● Problem to solve
Filter this material down to the lines that hold "React", copying each one.
################
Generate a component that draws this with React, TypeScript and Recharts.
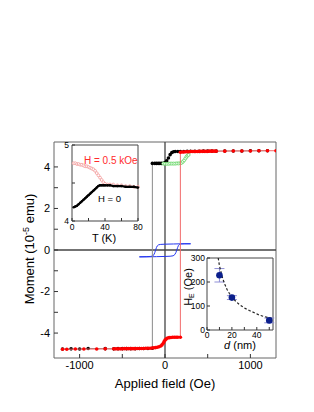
import React from "react";
import {
  ComposedChart,
  Scatter,
  XAxis,
  YAxis,
  ReferenceLine,
  ReferenceArea,
  ErrorBar,
} from "recharts";

const FONT = "'Liberation Sans', Arial, Helvetica, sans-serif";

// main loop: field in Oe, moment in 10^-5 emu
// black = coming down from +H
const blackField = [
  1200, 1100, 1000, 900, 800, 700, 600, 550, 500, 450, 400, 350, 300, 260,
  220, 180, 150, 120, 100, 80, 60, 40, 20, 0, -20, -40, -60, -80, -100, -120,
  -148, -148, -200, -250, -300, -350, -400, -450, -500, -550, -600, -700,
  -900, -1000, -1100, -1200,
];
const blackMoment = [
  4.78, 4.78, 4.78, 4.77, 4.77, 4.77, 4.76, 4.76, 4.76, 4.76, 4.75, 4.75,
  4.75, 4.75, 4.74, 4.74, 4.74, 4.74, 4.73, 4.69, 4.59, 4.43, 4.29, 4.21,
  4.18, 4.17, 4.17, 4.17, 4.17, 4.17, 4.17, -4.73, -4.74, -4.74, -4.74, -4.75,
  -4.75, -4.75, -4.75, -4.75, -4.76, -4.75, -4.74, -4.77, -4.76, -4.77,
];

// red = going up from -H
const redField = [
  -1200, -1150, -1050, -950, -800, -700, -600, -575, -550, -525, -500, -475,
  -450, -425, -400, -375, -350, -325, -300, -275, -250, -225, -200, -175,
  -150, -130, -110, -90, -70, -50, -35, -20, -10, 0, 15, 30, 50, 70, 90, 110,
  130, 150, 180, 180, 200, 220, 240, 260, 280, 300, 320, 340, 360, 380, 400,
  420, 440, 460, 480, 500, 520, 540, 560, 580, 600, 700, 800, 900, 1000, 1100,
  1200, 1300,
];
const redMoment = [
  -4.78, -4.78, -4.77, -4.77, -4.77, -4.76, -4.76, -4.76, -4.76, -4.76, -4.76,
  -4.75, -4.75, -4.75, -4.75, -4.75, -4.75, -4.74, -4.74, -4.74, -4.74, -4.73,
  -4.73, -4.73, -4.72, -4.71, -4.7, -4.68, -4.66, -4.62, -4.57, -4.49, -4.41,
  -4.34, -4.28, -4.24, -4.22, -4.21, -4.2, -4.2, -4.2, -4.2, -4.2, 4.71, 4.72,
  4.72, 4.73, 4.73, 4.73, 4.74, 4.74, 4.74, 4.74, 4.74, 4.75, 4.75, 4.75,
  4.75, 4.75, 4.75, 4.76, 4.76, 4.76, 4.76, 4.76, 4.76, 4.77, 4.77, 4.77,
  4.78, 4.78, 4.78,
];

// green minor loop
const greenField = [
  -20, 0, 20, 40, 60, 80, 100, 120, 140, 160, 180, 195, 210, 225, 240, 252,
  264, 276,
];
const greenMoment = [
  4.16, 4.15, 4.15, 4.15, 4.16, 4.16, 4.16, 4.16, 4.17, 4.17, 4.18, 4.2, 4.25,
  4.32, 4.41, 4.49, 4.55, 4.58,
];

// blue small loop
const blueDownField = [
  300, 200, 100, 0, -50, -75, -90, -100, -110, -120, -130, -145, -170, -220,
  -300,
];
const blueDownMoment = [
  0.3, 0.3, 0.29, 0.28, 0.27, 0.25, 0.2, 0.12, 0.0, -0.13, -0.23, -0.29, -0.31,
  -0.32, -0.33,
];
const blueUpField = [
  -300, -200, -100, 0, 60, 95, 115, 128, 138, 148, 158, 170, 190, 230, 300,
];
const blueUpMoment = [
  -0.33, -0.33, -0.32, -0.31, -0.3, -0.28, -0.22, -0.12, 0.0, 0.12, 0.22, 0.27,
  0.29, 0.3, 0.3,
];

const mainXDomain = [-1300, 1300];
const mainYDomain = [-5.2, 5.2];
const mainXTicks = [-1000, -500, 0, 500, 1000];
const mainXLabels = [-1000, 0, 1000];
const mainYTicks = [-4, -3, -2, -1, 0, 1, 2, 3, 4];
const mainYLabels = [-4, -2, 0, 2, 4];

// inset: moment vs temperature
const insetT = [
  2, 4, 6, 8, 10, 12, 14, 16, 18, 20, 22, 24, 26, 28, 30, 32, 34, 36, 38, 40,
  43, 46, 50, 55, 60, 65, 70, 75, 80,
];
const insetRed = [
  4.76, 4.76, 4.75, 4.75, 4.74, 4.74, 4.73, 4.72, 4.72, 4.71, 4.7, 4.69, 4.68,
  4.66, 4.63, 4.6, 4.57, 4.54, 4.51, 4.49, 4.48, 4.48, 4.48, 4.47, 4.47, 4.46,
  4.46, 4.45, 4.45,
];
const insetBlack = [
  4.18, 4.19, 4.2, 4.22, 4.24, 4.26, 4.28, 4.3, 4.32, 4.34, 4.36, 4.38, 4.4,
  4.42, 4.44, 4.46, 4.47, 4.47, 4.47, 4.47, 4.47, 4.47, 4.46, 4.46, 4.46,
  4.45, 4.45, 4.45, 4.44,
];
const tXDomain = [0, 80];
const tYDomain = [4, 5];
const tXTicks = [0, 20, 40, 60, 80];
const tXLabels = [0, 40, 80];
const tYTicks = [4, 4.5, 5];
const tYLabels = [4, 5];

// inset: exchange bias vs thickness
const thick = [10, 20, 50];
const hE = [228, 135, 40];
const hEErr = [28, 8, 10];
const fitD = [9, 10, 12, 14, 16, 18, 20, 23, 26, 30, 34, 38, 42, 46, 50, 53];
const fitHE = [300, 268, 225, 194, 170, 152, 137, 120, 106, 92, 81, 72, 62, 56, 51, 48];
const dXDomain = [0, 53];
const dYDomain = [0, 300];
const dXTicks = [0, 10, 20, 30, 40, 50];
const dXLabels = [0, 20, 40];
const dYTicks = [0, 100, 200, 300];

const zip = (xs: number[], ys: number[]) => xs.map((x, i) => ({ x, y: ys[i] }));

type TickOpts = {
  side: "left" | "bottom" | "top";
  show: number[];
  len: number;
  gap: number;
  fs: number;
};

// ticks point inwards, labels outside
const inTick = (o: TickOpts) => (p: any) => {
  const { x, y, payload } = p;
  const v = payload.value;
  const txt = o.show.includes(v) ? String(v) : "";
  const st = "#333";
  if (o.side === "bottom") {
    return (
      <g>
        <line x1={x} y1={y} x2={x} y2={y - o.len} stroke={st} />
        {txt && (
          <text x={x} y={y + o.gap} textAnchor="middle" fontSize={o.fs} fontFamily={FONT} fill="#000">
            {txt}
          </text>
        )}
      </g>
    );
  }
  if (o.side === "top") {
    return (
      <g>
        <line x1={x} y1={y} x2={x} y2={y + o.len} stroke={st} />
      </g>
    );
  }
  return (
    <g>
      <line x1={x} y1={y} x2={x + o.len} y2={y} stroke={st} />
      {txt && (
        <text x={x - o.gap} y={y + o.fs * 0.36} textAnchor="end" fontSize={o.fs} fontFamily={FONT} fill="#000">
          {txt}
        </text>
      )}
    </g>
  );
};

const dot = (r: number, fill: string) => (p: any) => (
  <circle cx={p.cx} cy={p.cy} r={r} fill={fill} stroke="none" />
);
const ring = (r: number, stroke: string) => (p: any) => (
  <circle cx={p.cx} cy={p.cy} r={r} fill="#fff" stroke={stroke} strokeWidth={0.8} />
);
const none = () => <g />;

const TempInset = () => (
  <div style={{ position: "absolute", left: 40, top: 130, width: 110, height: 120 }}>
    <ComposedChart width={110} height={120} margin={{ top: 15, right: 12, bottom: 9, left: 12 }}>
      <XAxis
        type="number"
        dataKey="x"
        domain={tXDomain}
        ticks={tXTicks}
        interval={0}
        height={20}
        tickSize={0}
        tickMargin={0}
        axisLine={false}
        tickLine={false}
        tick={inTick({ side: "bottom", show: tXLabels, len: 3, gap: 9, fs: 8.5 })}
      />
      <YAxis
        type="number"
        dataKey="y"
        domain={tYDomain}
        ticks={tYTicks}
        interval={0}
        width={20}
        tickSize={0}
        tickMargin={0}
        axisLine={false}
        tickLine={false}
        tick={inTick({ side: "left", show: tYLabels, len: 3, gap: 3, fs: 8.5 })}
      />
      <ReferenceArea x1={tXDomain[0]} x2={tXDomain[1]} y1={tYDomain[0]} y2={tYDomain[1]} fill="none" stroke="#444" />
      <Scatter
        data={zip(insetT, insetRed)}
        line={{ stroke: "#f6b0b0", strokeWidth: 1 }}
        shape={ring(1.4, "#f39a9a")}
        isAnimationActive={false}
      />
      <Scatter
        data={zip(insetT, insetBlack)}
        line={{ stroke: "#000", strokeWidth: 2.2 }}
        shape={dot(1.2, "#000")}
        isAnimationActive={false}
      />
      <text x={44} y={33.5} fontSize={10} fontFamily={FONT} fill="#ff2b2b">
        H = 0.5 kOe
      </text>
      <text x={58} y={71.5} fontSize={9.5} fontFamily={FONT} fill="#000">
        H = 0
      </text>
      <text x={64} y={112} textAnchor="middle" fontSize={11} fontFamily={FONT} fill="#000">
        T (K)
      </text>
    </ComposedChart>
  </div>
);

const BiasInset = () => (
  <div style={{ position: "absolute", left: 180, top: 250, width: 96, height: 105 }}>
    <ComposedChart width={96} height={105} margin={{ top: 8, right: 3, bottom: 5, left: 7 }}>
      <XAxis
        type="number"
        dataKey="x"
        domain={dXDomain}
        ticks={dXTicks}
        interval={0}
        height={20}
        tickSize={0}
        tickMargin={0}
        axisLine={false}
        tickLine={false}
        tick={inTick({ side: "bottom", show: dXLabels, len: 3, gap: 7.5, fs: 8.5 })}
      />
      <XAxis
        xAxisId="top"
        orientation="top"
        type="number"
        domain={dXDomain}
        ticks={dXTicks}
        interval={0}
        height={0}
        tickSize={0}
        tickMargin={0}
        axisLine={false}
        tickLine={false}
        tick={inTick({ side: "top", show: [], len: 3, gap: 0, fs: 8 })}
      />
      <YAxis
        type="number"
        dataKey="y"
        domain={dYDomain}
        ticks={dYTicks}
        interval={0}
        width={20}
        tickSize={0}
        tickMargin={0}
        axisLine={false}
        tickLine={false}
        tick={inTick({ side: "left", show: dYTicks, len: 3, gap: 2, fs: 8.5 })}
      />
      <ReferenceArea x1={dXDomain[0]} x2={dXDomain[1]} y1={dYDomain[0]} y2={dYDomain[1]} fill="none" stroke="#444" />
      <Scatter
        data={zip(fitD, fitHE)}
        line={{ stroke: "#222", strokeWidth: 1.2, strokeDasharray: "2.5 2" }}
        shape={none}
        isAnimationActive={false}
      />
      <Scatter
        data={thick.map((d, i) => ({ x: d, y: hE[i], err: hEErr[i] }))}
        shape={dot(3.3, "#0b1f8c")}
        isAnimationActive={false}
      >
        <ErrorBar dataKey="err" direction="y" width={5} stroke="#8f8fd6" strokeWidth={1} />
      </Scatter>
      <text x={60} y={99} textAnchor="middle" fontSize={11} fontFamily={FONT} fill="#000">
        <tspan fontStyle="italic">d</tspan> (nm)
      </text>
      <text
        x={12}
        y={37}
        transform="rotate(-90 12 37)"
        textAnchor="middle"
        fontSize={11}
        fontFamily={FONT}
        fill="#000"
      >
        H<tspan fontSize={7} dy={2}>E</tspan>
        <tspan dy={-2}> (Oe)</tspan>
      </text>
    </ComposedChart>
  </div>
);

export default function App() {
  return (
    <div style={{ position: "absolute", left: 0, top: 0, width: 314, height: 412, background: "#fff" }}>
      <ComposedChart width={314} height={412} margin={{ top: 142, right: 38, bottom: 24, left: 14 }}>
        <XAxis
          type="number"
          dataKey="x"
          domain={mainXDomain}
          ticks={mainXTicks}
          interval={0}
          height={30}
          tickSize={0}
          tickMargin={0}
          axisLine={false}
          tickLine={false}
          allowDataOverflow
          tick={inTick({ side: "bottom", show: mainXLabels, len: 4, gap: 11, fs: 11 })}
        />
        <YAxis
          type="number"
          dataKey="y"
          domain={mainYDomain}
          ticks={mainYTicks}
          interval={0}
          width={40}
          tickSize={0}
          tickMargin={0}
          axisLine={false}
          tickLine={false}
          allowDataOverflow
          tick={inTick({ side: "left", show: mainYLabels, len: 4, gap: 4, fs: 11 })}
        />
        <ReferenceArea
          x1={mainXDomain[0]}
          x2={mainXDomain[1]}
          y1={mainYDomain[0]}
          y2={mainYDomain[1]}
          fill="none"
          stroke="#666"
        />
        <ReferenceLine x={0} stroke="#444" strokeWidth={1.3} />
        <ReferenceLine y={0} stroke="#444" strokeWidth={1.3} />
        <Scatter
          data={zip(blueDownField, blueDownMoment)}
          line={{ stroke: "#2436f0", strokeWidth: 1 }}
          shape={none}
          isAnimationActive={false}
        />
        <Scatter
          data={zip(blueUpField, blueUpMoment)}
          line={{ stroke: "#2436f0", strokeWidth: 1 }}
          shape={none}
          isAnimationActive={false}
        />
        <Scatter
          data={zip(blackField, blackMoment)}
          line={{ stroke: "#8a8a8a", strokeWidth: 1 }}
          shape={dot(1.8, "#000")}
          isAnimationActive={false}
        />
        <Scatter
          data={zip(greenField, greenMoment)}
          shape={ring(1.5, "#5fd45f")}
          isAnimationActive={false}
        />
        <Scatter
          data={zip(redField, redMoment)}
          line={{ stroke: "#f26a6a", strokeWidth: 1 }}
          shape={dot(1.8, "#f00")}
          isAnimationActive={false}
        />
        <text x={165} y={388} textAnchor="middle" fontSize={13} fontFamily={FONT} fill="#000">
          Applied field (Oe)
        </text>
        <text
          x={34}
          y={249}
          transform="rotate(-90 34 249)"
          textAnchor="middle"
          fontSize={13}
          fontFamily={FONT}
          fill="#000"
        >
          Moment (10<tspan fontSize={9} dy={-5}>-5</tspan>
          <tspan dy={5}> emu)</tspan>
        </text>
      </ComposedChart>
      <TempInset />
      <BiasInset />
    </div>
  );
}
################
● Exercise output
Generate a component that draws this with React, TypeScript and Recharts.
import React from "react";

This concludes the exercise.